I have an ongoing row with my son with whom I enjoy all games Lego, and it’s to do with the red brick multipliers.

For the Lego novice, the red bricks (pink in Lego Marvel 2) offer a collection of bonuses such as a stud attractor, a minikit detector and silliness like giving the characters amusing hats.

Then there are the stud multipliers: 2x, 4x, 6x, 8x and 10x. Put them all together and each stud collected is worth 3,840 times its usual amount, and when you’ve got upward of 200 characters to buy with said studs, these bricks are important little blighters to get early doors. Trouble is, they’re exponentially expensive to unlock (in Lego Marvel 2, the 2x brick is worth 800,000 studs, and 10x 100,000,000).

My son, however, is far too impatient to save up studs and smashes them on unlocking characters as soon as they’re earned. Utterly infuriating.

But Lego Incredibles has eliminated this skirmish by obliterating the price of bricks (back to red this time). In LI, the bonuses are tied up with Pixar Family Builds. Complete an open-world Crime Wave, collect enough Incredibricks (handily left lying about throughout the open world), construct lovely reminders of Pixar films gone by and they’ll spit out bonus bricks without too much prodding.

If you’re familiar with The Incredibles and Lego games, you’ll be aware the family’s powers match up pretty perfectly with what it takes to finish your average Lego level. Mr Incredible’s strong, Elastigirl stretches, Dash is quick and Violet can turn invisible and do the ‘ball’ thing.

And Jack-Jack has his own hilarious collection of impressive feats.

The levels follow both films pretty closely, pulling dialogue as they go, and happily this is the first Lego film tie-in which doesn’t suffer from wildly fluctuating volume levels.

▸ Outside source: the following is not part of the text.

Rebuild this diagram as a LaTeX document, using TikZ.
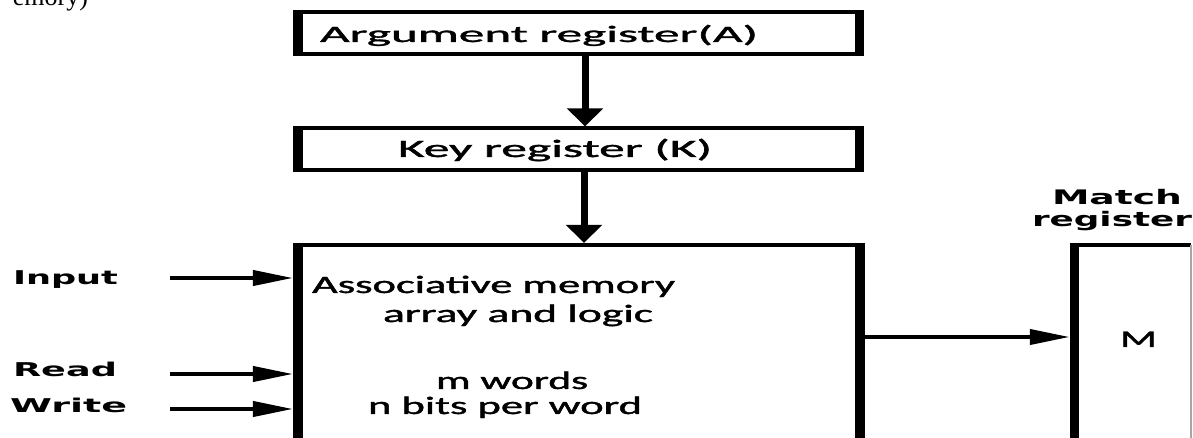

Outside of the levels, the open-world playground consists of Municiberg and Urbem where the usual collection of yellow bricks and feeble residents litter the landscape, and the aforementioned Crime Waves run off with the ‘new for this Lego game’ honour.

It’s yet another Lego game - it’s the same, it’s different, there’s a character roster stuffed with Pixar legends.